Only the lines from the start of the entries through the line with "import * as d3 from 'd3'" are wanted; please output them exactly.

(Charts and diagrams as code)
★ ★ ★ ★

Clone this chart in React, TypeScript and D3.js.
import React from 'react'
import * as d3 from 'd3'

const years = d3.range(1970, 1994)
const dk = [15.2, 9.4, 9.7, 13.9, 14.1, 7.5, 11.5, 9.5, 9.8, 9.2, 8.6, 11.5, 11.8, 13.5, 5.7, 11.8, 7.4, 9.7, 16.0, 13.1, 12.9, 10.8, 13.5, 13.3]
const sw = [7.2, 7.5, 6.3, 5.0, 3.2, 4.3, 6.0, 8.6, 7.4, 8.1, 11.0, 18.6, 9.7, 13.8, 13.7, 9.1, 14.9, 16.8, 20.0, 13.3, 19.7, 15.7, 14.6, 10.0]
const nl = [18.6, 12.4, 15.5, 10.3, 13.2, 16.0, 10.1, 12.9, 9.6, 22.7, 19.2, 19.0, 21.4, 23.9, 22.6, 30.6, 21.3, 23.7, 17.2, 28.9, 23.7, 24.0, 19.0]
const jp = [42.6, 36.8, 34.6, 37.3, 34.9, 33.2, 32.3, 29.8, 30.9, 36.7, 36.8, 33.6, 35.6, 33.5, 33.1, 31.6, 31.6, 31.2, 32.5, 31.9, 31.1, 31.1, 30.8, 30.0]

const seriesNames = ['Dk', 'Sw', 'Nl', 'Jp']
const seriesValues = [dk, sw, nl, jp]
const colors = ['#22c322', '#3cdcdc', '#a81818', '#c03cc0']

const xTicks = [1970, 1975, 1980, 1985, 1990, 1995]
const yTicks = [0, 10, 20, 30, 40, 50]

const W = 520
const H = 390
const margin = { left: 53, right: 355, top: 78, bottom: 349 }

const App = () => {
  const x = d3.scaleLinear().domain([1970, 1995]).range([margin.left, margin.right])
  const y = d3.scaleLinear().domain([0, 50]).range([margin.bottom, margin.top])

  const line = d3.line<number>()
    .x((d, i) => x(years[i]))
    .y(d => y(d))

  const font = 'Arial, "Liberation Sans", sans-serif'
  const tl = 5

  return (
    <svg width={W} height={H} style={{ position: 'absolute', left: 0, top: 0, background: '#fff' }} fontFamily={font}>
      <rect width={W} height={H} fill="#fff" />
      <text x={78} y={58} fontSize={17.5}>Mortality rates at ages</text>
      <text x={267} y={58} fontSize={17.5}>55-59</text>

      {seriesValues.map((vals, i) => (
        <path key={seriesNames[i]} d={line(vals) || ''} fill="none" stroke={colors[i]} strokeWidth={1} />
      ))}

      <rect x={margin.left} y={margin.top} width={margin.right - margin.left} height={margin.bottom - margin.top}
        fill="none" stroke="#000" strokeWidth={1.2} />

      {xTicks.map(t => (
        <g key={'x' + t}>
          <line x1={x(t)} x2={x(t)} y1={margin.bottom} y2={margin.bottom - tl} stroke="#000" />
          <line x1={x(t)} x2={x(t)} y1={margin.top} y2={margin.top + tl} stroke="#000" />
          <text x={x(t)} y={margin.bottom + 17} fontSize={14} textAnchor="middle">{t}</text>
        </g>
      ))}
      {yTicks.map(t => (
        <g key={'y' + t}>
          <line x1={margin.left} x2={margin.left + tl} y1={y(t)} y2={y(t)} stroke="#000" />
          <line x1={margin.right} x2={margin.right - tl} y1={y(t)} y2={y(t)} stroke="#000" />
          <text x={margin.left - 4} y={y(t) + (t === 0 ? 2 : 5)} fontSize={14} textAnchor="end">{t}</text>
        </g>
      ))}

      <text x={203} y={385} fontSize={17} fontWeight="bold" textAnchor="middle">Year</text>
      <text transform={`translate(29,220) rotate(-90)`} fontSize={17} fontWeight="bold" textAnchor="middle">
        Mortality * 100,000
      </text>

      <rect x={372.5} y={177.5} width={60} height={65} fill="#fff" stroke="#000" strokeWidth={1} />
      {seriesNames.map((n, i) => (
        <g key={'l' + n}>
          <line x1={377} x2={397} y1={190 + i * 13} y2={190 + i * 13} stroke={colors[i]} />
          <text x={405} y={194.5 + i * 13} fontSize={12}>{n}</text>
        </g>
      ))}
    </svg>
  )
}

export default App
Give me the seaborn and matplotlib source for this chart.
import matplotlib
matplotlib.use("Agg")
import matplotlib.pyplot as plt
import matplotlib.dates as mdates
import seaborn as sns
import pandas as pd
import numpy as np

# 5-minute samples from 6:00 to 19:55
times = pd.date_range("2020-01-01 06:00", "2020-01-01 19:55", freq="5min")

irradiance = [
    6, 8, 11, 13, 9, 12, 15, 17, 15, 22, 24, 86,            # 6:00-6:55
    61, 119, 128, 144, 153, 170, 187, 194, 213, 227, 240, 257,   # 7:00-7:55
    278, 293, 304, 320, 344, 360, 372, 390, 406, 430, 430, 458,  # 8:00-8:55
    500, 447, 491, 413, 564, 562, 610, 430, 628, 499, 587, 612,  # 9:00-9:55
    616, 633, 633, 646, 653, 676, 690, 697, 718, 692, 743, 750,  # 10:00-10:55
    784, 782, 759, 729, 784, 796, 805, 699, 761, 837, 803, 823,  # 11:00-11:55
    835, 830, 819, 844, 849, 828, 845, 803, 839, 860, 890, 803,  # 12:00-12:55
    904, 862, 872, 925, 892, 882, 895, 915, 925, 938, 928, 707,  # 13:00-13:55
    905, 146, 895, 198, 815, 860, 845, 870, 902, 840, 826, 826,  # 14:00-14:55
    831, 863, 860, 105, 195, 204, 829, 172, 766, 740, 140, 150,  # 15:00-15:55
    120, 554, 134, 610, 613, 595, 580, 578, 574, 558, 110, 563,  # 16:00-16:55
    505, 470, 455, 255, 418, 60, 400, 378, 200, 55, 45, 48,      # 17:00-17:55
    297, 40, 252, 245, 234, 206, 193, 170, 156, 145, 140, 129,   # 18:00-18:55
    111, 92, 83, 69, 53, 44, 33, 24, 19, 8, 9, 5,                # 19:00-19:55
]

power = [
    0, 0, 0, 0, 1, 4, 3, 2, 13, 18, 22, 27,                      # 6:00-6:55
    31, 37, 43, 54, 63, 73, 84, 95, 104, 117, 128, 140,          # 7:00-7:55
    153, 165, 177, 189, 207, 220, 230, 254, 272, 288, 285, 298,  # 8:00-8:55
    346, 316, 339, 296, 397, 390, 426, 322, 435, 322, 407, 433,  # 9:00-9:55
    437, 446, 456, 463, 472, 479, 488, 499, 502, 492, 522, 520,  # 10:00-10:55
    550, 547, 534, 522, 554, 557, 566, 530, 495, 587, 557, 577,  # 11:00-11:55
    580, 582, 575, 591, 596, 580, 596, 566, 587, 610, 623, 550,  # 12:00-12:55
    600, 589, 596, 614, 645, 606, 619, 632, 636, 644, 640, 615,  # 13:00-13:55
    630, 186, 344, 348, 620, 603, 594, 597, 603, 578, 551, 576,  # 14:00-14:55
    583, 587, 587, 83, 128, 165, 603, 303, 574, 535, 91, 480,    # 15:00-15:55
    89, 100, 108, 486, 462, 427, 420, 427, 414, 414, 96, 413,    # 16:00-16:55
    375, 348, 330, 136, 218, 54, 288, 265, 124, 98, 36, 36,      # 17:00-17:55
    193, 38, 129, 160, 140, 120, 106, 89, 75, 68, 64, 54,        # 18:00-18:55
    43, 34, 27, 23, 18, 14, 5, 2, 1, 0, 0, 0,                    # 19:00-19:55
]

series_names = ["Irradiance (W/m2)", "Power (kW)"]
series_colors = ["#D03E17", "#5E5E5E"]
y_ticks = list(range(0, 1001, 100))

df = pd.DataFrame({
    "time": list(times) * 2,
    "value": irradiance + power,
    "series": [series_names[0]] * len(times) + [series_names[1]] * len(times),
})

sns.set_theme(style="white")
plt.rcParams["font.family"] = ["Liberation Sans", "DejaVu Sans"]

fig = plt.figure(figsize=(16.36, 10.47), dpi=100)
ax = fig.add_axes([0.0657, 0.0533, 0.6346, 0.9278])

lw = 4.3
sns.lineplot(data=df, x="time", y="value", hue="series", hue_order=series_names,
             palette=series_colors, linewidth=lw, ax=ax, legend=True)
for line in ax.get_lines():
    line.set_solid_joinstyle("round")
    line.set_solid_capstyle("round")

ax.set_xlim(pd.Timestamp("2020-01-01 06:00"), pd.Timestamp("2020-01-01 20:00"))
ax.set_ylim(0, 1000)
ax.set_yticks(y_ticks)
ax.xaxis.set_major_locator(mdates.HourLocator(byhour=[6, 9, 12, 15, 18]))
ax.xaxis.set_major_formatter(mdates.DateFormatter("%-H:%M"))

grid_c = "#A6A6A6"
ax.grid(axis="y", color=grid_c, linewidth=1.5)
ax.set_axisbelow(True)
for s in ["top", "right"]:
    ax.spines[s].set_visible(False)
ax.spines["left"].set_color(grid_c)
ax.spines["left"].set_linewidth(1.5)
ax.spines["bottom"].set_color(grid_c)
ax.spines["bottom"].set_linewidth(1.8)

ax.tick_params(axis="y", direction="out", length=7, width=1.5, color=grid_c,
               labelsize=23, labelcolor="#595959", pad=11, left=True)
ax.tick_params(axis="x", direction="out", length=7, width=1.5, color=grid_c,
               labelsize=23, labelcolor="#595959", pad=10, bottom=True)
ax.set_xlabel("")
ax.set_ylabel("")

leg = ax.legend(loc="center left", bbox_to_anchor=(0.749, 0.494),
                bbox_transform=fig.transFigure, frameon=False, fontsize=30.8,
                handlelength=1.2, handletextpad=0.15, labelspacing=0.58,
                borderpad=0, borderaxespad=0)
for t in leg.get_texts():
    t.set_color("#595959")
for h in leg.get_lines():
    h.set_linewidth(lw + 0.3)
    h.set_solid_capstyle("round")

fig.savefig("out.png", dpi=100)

★ ★ ★ ★

*RESULT BELOW*:
Clone this chart in React, TypeScript and D3.js.
import React from 'react'
import * as d3 from 'd3'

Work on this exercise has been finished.